Step-by-step guide to building a custom Linux image for Raspberry Pi using Yocto. Covers meta-raspberrypi setup, local.conf configuration, SD card flashing, and Wi-Fi/SSH/GPIO setup.

"I want to run my own custom Linux on a Raspberry Pi."

"I don't want Raspbian — I want to build the OS entirely from scratch."

"I'm prototyping an IoT product on Raspberry Pi and need a stripped-down, controlled OS."

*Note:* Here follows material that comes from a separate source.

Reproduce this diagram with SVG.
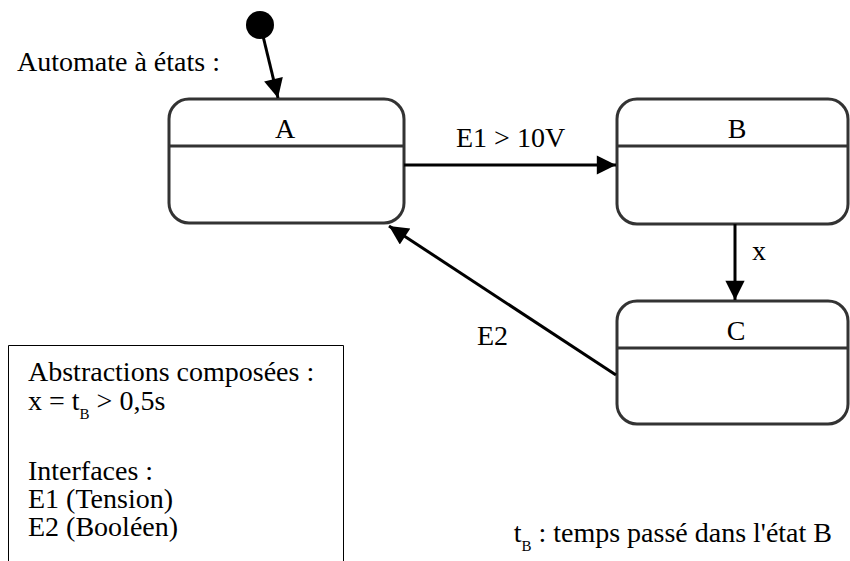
<svg xmlns="http://www.w3.org/2000/svg" width="850" height="561" viewBox="0 0 850 561">
<style>
.st{fill:#fff;stroke:#333;stroke-width:3}
.dv{stroke:#333;stroke-width:3}
.c{text-anchor:middle}
.e{stroke:#000;stroke-width:3;fill:none}
</style>
<defs>
<marker id="ah" viewBox="0 0 10 10" refX="10" refY="5" markerWidth="9" markerHeight="6.4" markerUnits="strokeWidth" orient="auto">
<path d="M0,0L10,5L0,10z" fill="#000"/>
</marker>
</defs>
<rect x="0" y="0" width="850" height="561" fill="#fff"/>
<g font-family="Liberation Serif, Times New Roman, DejaVu Serif, serif" font-size="28" fill="#000">
<text x="17" y="71">Automate à états :</text>
<g id="init"><circle cx="260" cy="25" r="14" fill="#000"/></g>
<g id="A"><rect class="st" x="169" y="99" width="235" height="124" rx="20"/><line class="dv" x1="169" y1="146" x2="404" y2="146"/><text class="c" x="285" y="138">A</text></g>
<g id="B"><rect class="st" x="617" y="99" width="231" height="125" rx="20"/><line class="dv" x1="617" y1="146" x2="848" y2="146"/><text class="c" x="737" y="138">B</text></g>
<g id="C"><rect class="st" x="617" y="301" width="231" height="123" rx="20"/><line class="dv" x1="617" y1="348" x2="848" y2="348"/><text class="c" x="736" y="340">C</text></g>
<g id="edges">
<line class="e" x1="263" y1="36" x2="278" y2="98" marker-end="url(#ah)"/>
<line class="e" x1="404" y1="165" x2="616" y2="165" marker-end="url(#ah)"/>
<line class="e" x1="735" y1="224" x2="735" y2="300" marker-end="url(#ah)"/>
<line class="e" x1="616" y1="375" x2="389" y2="226" marker-end="url(#ah)"/>
<text x="456" y="147">E1 &gt; 10V</text>
<text x="752" y="260">x</text>
<text x="477" y="345">E2</text>
</g>
<g id="legend">
<path d="M8.5,561V345.5H343.5V561" fill="none" stroke="#000" stroke-width="1"/>
<text x="28" y="381">Abstractions composées :</text>
<text x="28" y="410">x = t<tspan font-size="15" dy="9">B</tspan><tspan dy="-9"> &gt; 0,5s</tspan></text>
<text x="28" y="480">Interfaces :</text>
<text x="28" y="508">E1 (Tension)</text>
<text x="28" y="536">E2 (Booléen)</text>
</g>
<text x="832" y="542" text-anchor="end">t<tspan font-size="15" dy="9">B</tspan><tspan dy="-9"> : temps passé dans l'état B</tspan></text>
</g>
</svg>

If any of these describes you, Yocto Project is exactly what you need. This guide walks you through building a custom Linux image for Raspberry Pi using Yocto — from downloading the source layers all the way to booting on real hardware.

What You'll Need

  • Build machine: Ubuntu 22.04/24.04, 16+ GB RAM, 200+ GB disk
  • Raspberry Pi 4 or 5
  • microSD card: 16 GB+ (Class 10 recommended)
  • SD card reader
  • HDMI monitor + keyboard (for initial boot verification)

Prerequisites

  • You understand Yocto fundamentals (BitBake, layers, recipes)
  • You've successfully built core-image-minimal with Poky
  • You're comfortable with basic Linux command-line operations

New to Yocto? Read the Yocto Beginner's Guide first.

What You'll Learn

  • How to set up the meta-raspberrypi layer
  • How to configure Raspberry Pi-specific build settings
  • How to write the image to an SD card
  • How to boot and verify on real hardware
  • How to enable Wi-Fi, SSH, and GPIO

The Overall Workflow

  1. Download Poky and the required layers
  2. Add layers to bblayers.conf
  3. Set MACHINE in local.conf
  4. Build with bitbake
  5. Write the image to an SD card
  6. Boot and verify on Raspberry Pi

Step 1: Download the Required Layers

bash
# Create a working directory
$ mkdir -p ~/yocto && cd ~/yocto

# Download Poky (styhead = latest stable)
$ git clone -b styhead git://git.yoctoproject.org/poky.git

# Download meta-raspberrypi
$ git clone -b styhead git://git.yoctoproject.org/meta-raspberrypi

# Download meta-openembedded (required by meta-raspberrypi)
$ git clone -b styhead git://git.openembedded.org/meta-openembedded

# Verify the directory layout
$ ls
meta-openembedded  meta-raspberrypi  poky

Use the same branch (styhead) for all three repositories. Mixing branches is a common source of mysterious compatibility errors.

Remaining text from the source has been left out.